The gender gap for pay also harms the economy. Wives outearn their husbands in 22 per cent of marriages, according to data published by Pew Research Center in 2010, and a quarter of couples have incomes that are basically the same. What happens when one half of those couples sees her earning potential stagnate? That affects every financial decision her family makes -- and research has shown that women make most of the purchasing decisions for their families. This is particularly critical as more and more people are in precarious work situations, where they are freelance or working on contracts and lack benefits like pensions and health insurance.

And while many argue that women accept a decrease in earning potential when they choose to have children, the pay gaps are the widest later in life. The income gap starts really increasing when both sexes are in their 30s, which is also when many people begin having children -- but women's incomes peak in their 50s, then start to decline throughout the rest of their earning lives, long after their potential childbearing years are finished. This could be disastrous for many women and their families, as they'll be building retirement savings and taking on increasing health costs on less and less income.

But all is not rosy for those of us who happen to have male partners who make less than we do, either. A new paper by Marianne Bertrand, Emir Kamenica, and Jessica Pan outlined the difficulties faced by the young women who increasingly find themselves taking home a higher salary than their husbands -- and the self-sabotage they'll engage in. Bertrand, Kamenica, and Pan found that women with the potential to earn more than their husbands are more likely to quit their jobs than those in otherwise-comparable families, or to underuse their earning potential. That might sound crazy, but those same women are also more likely to be in troubled marriages or end up divorced.

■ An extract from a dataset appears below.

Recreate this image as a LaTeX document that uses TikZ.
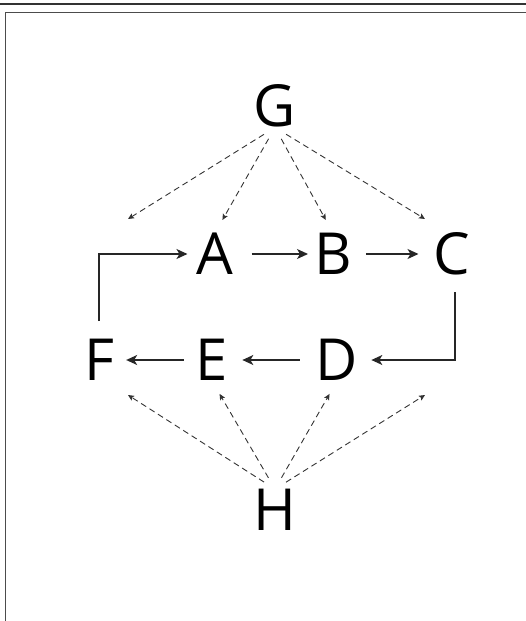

For many years, I earned more than my husband, and if I had a dollar for every time I was asked if that bothered him or got called his "sugar mama"...well, then I'd have been making even more than he did, and apparently would have been even more of a bother.

I don't have a solution for all of this; I wish I did. I am still trying to figure these things out for my own family, and I know it's not easy. Policy Alternatives offers some suggestions, including reintroducing a mandate to fund research and advocacy to Status of Women Canada (it was nixed by the federal government in 2006) and better funding for the organizations that research these very issues. I'd be thrilled to see those changes made, but I am sadly not expecting it to happen any time soon.

What we can do is start making changes in our own homes: throw out the old, outdated gender expectations, let go of the resentment about who brings in what, and make decisions based not on what your parents or employers are telling you do based on your sex, but on what is truly the best thing for you and the people who matter to you the most.